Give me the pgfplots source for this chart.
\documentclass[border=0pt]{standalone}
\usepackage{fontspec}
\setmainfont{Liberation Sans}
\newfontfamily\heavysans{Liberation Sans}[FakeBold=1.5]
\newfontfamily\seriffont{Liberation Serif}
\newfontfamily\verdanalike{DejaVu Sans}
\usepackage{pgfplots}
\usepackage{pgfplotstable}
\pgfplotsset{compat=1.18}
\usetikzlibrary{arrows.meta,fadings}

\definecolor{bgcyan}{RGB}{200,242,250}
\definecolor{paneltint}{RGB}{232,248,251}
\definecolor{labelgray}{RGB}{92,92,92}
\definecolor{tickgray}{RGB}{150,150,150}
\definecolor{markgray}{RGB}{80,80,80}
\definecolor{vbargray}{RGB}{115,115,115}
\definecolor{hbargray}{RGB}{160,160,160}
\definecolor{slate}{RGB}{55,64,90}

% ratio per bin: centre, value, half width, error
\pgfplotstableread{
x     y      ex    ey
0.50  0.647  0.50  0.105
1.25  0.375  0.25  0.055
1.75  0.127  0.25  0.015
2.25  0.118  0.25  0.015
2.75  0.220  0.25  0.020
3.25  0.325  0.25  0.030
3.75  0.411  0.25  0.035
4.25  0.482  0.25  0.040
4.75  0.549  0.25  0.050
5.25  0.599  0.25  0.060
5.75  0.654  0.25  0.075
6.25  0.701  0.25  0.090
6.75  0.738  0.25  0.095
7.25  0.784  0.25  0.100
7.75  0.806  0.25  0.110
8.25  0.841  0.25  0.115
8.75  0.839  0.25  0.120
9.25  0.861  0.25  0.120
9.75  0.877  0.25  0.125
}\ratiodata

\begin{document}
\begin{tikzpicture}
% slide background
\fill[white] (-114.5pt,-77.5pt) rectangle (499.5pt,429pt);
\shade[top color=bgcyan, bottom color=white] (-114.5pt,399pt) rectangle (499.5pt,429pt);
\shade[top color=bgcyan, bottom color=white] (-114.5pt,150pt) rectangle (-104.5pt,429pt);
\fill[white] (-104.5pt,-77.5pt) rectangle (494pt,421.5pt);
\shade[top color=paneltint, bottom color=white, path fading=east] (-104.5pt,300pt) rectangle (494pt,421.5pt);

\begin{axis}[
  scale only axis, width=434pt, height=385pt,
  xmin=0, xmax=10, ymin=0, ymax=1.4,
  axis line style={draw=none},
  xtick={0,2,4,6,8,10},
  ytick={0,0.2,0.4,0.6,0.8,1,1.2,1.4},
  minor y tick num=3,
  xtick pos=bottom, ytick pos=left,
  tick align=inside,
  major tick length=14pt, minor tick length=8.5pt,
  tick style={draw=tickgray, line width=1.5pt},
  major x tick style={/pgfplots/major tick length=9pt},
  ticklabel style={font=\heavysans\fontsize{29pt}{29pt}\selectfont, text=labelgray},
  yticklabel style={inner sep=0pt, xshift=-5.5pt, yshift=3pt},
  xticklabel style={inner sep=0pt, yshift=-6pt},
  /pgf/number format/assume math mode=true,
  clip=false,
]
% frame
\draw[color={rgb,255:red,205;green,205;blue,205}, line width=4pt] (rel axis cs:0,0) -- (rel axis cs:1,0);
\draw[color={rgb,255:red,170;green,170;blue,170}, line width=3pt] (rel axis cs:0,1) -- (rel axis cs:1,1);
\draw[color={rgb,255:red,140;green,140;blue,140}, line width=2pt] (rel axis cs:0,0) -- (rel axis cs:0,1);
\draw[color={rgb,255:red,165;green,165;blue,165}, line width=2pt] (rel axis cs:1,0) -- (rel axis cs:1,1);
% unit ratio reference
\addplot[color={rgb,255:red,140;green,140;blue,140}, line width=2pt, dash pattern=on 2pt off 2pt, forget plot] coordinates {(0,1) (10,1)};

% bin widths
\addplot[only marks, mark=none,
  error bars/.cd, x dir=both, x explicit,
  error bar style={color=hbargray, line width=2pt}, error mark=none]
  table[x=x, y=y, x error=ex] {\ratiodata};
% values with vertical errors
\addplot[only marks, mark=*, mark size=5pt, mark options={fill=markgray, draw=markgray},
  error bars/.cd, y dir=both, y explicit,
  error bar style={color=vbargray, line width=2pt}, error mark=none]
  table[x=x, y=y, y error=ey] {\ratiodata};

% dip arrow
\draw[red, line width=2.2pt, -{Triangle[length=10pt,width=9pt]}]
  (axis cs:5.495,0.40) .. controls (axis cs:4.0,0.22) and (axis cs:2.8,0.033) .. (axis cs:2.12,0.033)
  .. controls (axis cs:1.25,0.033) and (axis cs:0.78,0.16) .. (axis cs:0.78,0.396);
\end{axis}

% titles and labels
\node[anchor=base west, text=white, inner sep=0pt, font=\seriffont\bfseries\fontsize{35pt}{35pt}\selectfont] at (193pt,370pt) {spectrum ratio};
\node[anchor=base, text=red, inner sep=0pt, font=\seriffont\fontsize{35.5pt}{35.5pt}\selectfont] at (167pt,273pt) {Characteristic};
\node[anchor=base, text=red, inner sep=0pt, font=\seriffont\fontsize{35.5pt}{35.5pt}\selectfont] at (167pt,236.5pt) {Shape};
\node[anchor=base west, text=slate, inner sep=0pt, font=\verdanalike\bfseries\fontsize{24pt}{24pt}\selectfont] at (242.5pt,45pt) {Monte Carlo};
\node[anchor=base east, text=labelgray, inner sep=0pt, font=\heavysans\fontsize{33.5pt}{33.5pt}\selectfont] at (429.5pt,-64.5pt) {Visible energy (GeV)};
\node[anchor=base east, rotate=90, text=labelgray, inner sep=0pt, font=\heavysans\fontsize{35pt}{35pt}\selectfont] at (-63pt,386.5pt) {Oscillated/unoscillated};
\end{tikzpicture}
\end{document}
........
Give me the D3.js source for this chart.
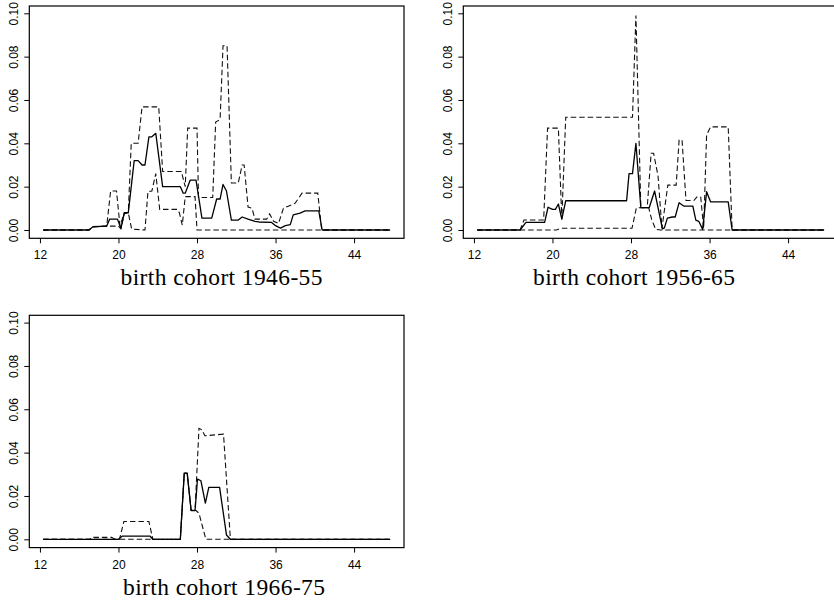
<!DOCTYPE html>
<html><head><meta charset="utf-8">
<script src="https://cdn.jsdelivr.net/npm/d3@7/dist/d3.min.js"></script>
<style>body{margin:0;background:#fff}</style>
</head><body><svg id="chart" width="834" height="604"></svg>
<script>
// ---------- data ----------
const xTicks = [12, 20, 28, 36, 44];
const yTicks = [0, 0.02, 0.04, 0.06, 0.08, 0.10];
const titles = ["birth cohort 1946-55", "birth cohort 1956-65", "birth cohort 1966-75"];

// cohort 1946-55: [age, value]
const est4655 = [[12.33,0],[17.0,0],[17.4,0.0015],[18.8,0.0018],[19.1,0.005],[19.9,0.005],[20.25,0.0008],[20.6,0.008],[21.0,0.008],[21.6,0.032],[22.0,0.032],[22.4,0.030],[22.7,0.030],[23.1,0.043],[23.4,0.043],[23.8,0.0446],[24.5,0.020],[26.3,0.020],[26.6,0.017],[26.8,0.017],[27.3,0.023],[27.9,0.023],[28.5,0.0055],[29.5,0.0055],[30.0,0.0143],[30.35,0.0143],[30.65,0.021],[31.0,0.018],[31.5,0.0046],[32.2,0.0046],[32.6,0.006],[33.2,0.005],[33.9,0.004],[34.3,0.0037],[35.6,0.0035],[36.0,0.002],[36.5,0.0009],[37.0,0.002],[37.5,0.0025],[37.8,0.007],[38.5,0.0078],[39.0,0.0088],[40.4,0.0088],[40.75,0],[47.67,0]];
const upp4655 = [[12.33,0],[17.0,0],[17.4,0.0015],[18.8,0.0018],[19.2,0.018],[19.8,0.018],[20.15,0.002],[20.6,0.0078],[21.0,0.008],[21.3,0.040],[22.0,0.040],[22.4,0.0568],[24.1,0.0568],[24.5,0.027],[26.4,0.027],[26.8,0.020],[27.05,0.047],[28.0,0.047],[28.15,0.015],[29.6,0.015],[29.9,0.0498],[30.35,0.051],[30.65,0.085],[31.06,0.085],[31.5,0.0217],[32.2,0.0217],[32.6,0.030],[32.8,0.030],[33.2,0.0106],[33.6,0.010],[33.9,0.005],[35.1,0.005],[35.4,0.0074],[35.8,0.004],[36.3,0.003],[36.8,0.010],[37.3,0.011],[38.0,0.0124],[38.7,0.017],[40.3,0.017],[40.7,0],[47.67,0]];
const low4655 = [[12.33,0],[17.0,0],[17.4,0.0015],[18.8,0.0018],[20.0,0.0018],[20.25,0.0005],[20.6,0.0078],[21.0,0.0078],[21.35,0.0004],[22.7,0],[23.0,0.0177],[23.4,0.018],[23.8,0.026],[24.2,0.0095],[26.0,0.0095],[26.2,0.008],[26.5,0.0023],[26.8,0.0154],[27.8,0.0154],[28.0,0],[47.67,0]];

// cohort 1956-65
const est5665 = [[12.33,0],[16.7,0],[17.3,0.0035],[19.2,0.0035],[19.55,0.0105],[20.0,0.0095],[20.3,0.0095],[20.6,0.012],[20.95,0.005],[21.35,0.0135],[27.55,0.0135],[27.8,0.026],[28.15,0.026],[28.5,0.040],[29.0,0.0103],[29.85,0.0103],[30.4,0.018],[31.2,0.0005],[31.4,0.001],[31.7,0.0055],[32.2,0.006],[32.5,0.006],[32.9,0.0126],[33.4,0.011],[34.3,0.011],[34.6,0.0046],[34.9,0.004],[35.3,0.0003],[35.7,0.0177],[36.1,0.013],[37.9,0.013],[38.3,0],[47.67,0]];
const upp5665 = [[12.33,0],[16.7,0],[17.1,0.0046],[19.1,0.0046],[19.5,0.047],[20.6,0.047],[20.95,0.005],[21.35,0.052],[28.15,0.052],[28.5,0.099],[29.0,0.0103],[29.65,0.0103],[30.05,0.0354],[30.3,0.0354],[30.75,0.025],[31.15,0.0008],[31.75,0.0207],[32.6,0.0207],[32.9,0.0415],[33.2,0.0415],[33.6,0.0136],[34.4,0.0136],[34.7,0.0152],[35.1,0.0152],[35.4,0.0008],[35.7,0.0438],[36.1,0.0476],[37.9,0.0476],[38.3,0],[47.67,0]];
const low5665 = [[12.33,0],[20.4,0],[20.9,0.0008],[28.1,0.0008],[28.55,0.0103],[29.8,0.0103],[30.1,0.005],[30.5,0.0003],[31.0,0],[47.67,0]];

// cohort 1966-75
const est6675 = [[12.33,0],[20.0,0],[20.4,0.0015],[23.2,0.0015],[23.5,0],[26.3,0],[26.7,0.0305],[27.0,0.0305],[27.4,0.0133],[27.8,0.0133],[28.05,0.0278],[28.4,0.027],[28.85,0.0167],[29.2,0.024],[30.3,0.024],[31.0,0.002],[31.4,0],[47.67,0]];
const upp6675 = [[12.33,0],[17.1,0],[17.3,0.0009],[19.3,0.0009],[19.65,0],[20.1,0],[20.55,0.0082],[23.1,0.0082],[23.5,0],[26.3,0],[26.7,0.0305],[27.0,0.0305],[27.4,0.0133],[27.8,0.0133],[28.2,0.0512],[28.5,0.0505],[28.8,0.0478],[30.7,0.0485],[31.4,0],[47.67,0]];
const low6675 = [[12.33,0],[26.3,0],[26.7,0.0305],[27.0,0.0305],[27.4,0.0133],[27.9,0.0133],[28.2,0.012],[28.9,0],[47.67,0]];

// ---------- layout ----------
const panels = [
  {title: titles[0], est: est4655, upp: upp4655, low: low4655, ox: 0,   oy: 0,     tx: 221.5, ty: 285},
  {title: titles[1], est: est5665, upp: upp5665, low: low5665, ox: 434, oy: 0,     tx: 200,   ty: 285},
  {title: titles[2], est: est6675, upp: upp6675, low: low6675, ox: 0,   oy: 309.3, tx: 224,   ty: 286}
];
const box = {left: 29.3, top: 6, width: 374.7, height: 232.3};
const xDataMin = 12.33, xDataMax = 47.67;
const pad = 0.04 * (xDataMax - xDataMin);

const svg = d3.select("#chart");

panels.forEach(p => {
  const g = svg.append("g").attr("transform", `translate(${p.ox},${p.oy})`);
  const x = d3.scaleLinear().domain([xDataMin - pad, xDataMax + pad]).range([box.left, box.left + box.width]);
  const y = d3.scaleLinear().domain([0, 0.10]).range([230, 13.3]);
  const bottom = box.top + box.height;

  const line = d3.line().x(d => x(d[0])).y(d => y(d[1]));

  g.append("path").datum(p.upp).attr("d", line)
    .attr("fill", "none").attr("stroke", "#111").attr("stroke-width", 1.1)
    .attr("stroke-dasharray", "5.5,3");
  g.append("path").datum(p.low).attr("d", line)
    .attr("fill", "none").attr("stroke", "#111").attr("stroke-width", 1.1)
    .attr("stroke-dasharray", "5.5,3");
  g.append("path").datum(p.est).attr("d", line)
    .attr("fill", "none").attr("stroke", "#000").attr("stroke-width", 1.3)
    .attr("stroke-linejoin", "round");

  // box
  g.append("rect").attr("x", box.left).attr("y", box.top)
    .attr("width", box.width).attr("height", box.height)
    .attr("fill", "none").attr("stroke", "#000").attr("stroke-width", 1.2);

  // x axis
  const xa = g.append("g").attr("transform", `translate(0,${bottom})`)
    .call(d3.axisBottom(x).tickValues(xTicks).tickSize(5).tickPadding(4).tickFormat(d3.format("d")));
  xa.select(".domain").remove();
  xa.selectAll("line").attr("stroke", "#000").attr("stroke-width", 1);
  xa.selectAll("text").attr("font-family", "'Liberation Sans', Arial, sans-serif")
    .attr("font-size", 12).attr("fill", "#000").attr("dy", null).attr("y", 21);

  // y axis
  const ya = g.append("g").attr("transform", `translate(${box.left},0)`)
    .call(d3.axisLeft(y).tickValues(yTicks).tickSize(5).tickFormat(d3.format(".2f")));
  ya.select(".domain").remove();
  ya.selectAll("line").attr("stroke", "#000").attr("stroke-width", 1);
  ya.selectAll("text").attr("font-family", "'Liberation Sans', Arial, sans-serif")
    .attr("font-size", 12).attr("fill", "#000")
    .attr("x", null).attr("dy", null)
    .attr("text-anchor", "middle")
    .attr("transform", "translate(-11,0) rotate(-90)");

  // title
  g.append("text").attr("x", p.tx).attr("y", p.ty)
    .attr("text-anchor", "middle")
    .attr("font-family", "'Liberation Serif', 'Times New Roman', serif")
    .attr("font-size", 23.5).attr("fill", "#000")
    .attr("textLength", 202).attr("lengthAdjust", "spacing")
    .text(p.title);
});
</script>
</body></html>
........
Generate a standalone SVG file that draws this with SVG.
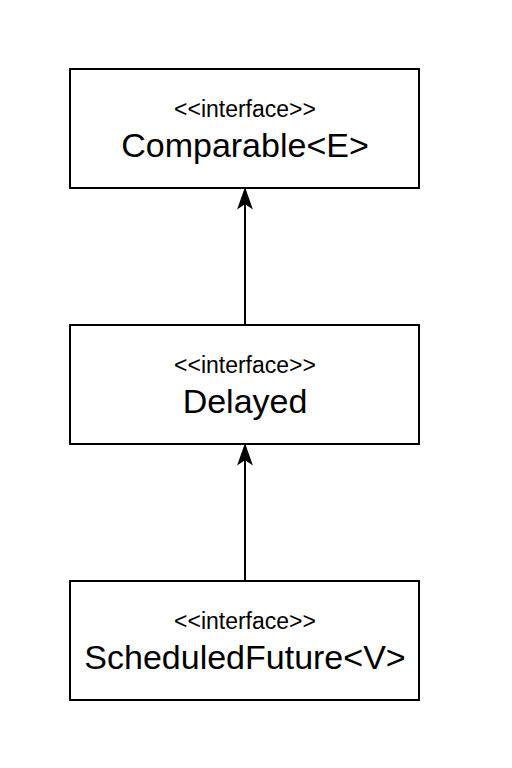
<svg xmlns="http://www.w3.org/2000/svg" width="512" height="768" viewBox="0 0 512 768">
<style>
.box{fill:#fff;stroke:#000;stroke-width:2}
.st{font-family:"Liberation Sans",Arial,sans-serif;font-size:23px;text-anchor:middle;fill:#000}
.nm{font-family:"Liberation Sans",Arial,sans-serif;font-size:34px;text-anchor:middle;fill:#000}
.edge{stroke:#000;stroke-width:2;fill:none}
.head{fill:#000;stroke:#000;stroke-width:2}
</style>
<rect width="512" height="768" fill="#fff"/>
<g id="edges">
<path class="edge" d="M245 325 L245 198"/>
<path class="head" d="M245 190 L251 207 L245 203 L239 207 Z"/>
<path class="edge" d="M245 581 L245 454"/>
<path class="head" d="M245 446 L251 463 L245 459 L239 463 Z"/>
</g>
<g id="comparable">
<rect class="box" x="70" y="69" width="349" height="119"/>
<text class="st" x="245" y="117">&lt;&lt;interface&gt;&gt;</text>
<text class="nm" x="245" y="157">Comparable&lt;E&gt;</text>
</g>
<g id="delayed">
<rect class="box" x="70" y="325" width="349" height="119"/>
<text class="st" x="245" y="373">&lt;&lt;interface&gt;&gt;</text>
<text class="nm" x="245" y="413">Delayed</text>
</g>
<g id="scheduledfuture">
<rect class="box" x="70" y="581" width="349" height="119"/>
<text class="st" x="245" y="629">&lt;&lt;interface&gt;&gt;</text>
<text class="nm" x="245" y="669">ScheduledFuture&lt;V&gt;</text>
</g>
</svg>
........
[AIM]
Extract and reproduce exactly the lines opening with the line containing "Give me the pgfplots source for this chart." and closing with the line containing "(-104.5pt,300pt) rectangle (494pt,421.5pt);", inclusive.

[RESPONSE TO THIS EXERCISE]
Give me the pgfplots source for this chart.
\documentclass[border=0pt]{standalone}
\usepackage{fontspec}
\setmainfont{Liberation Sans}
\newfontfamily\heavysans{Liberation Sans}[FakeBold=1.5]
\newfontfamily\seriffont{Liberation Serif}
\newfontfamily\verdanalike{DejaVu Sans}
\usepackage{pgfplots}
\usepackage{pgfplotstable}
\pgfplotsset{compat=1.18}
\usetikzlibrary{arrows.meta,fadings}

\definecolor{bgcyan}{RGB}{200,242,250}
\definecolor{paneltint}{RGB}{232,248,251}
\definecolor{labelgray}{RGB}{92,92,92}
\definecolor{tickgray}{RGB}{150,150,150}
\definecolor{markgray}{RGB}{80,80,80}
\definecolor{vbargray}{RGB}{115,115,115}
\definecolor{hbargray}{RGB}{160,160,160}
\definecolor{slate}{RGB}{55,64,90}

% ratio per bin: centre, value, half width, error
\pgfplotstableread{
x     y      ex    ey
0.50  0.647  0.50  0.105
1.25  0.375  0.25  0.055
1.75  0.127  0.25  0.015
2.25  0.118  0.25  0.015
2.75  0.220  0.25  0.020
3.25  0.325  0.25  0.030
3.75  0.411  0.25  0.035
4.25  0.482  0.25  0.040
4.75  0.549  0.25  0.050
5.25  0.599  0.25  0.060
5.75  0.654  0.25  0.075
6.25  0.701  0.25  0.090
6.75  0.738  0.25  0.095
7.25  0.784  0.25  0.100
7.75  0.806  0.25  0.110
8.25  0.841  0.25  0.115
8.75  0.839  0.25  0.120
9.25  0.861  0.25  0.120
9.75  0.877  0.25  0.125
}\ratiodata

\begin{document}
\begin{tikzpicture}
% slide background
\fill[white] (-114.5pt,-77.5pt) rectangle (499.5pt,429pt);
\shade[top color=bgcyan, bottom color=white] (-114.5pt,399pt) rectangle (499.5pt,429pt);
\shade[top color=bgcyan, bottom color=white] (-114.5pt,150pt) rectangle (-104.5pt,429pt);
\fill[white] (-104.5pt,-77.5pt) rectangle (494pt,421.5pt);
\shade[top color=paneltint, bottom color=white, path fading=east] (-104.5pt,300pt) rectangle (494pt,421.5pt);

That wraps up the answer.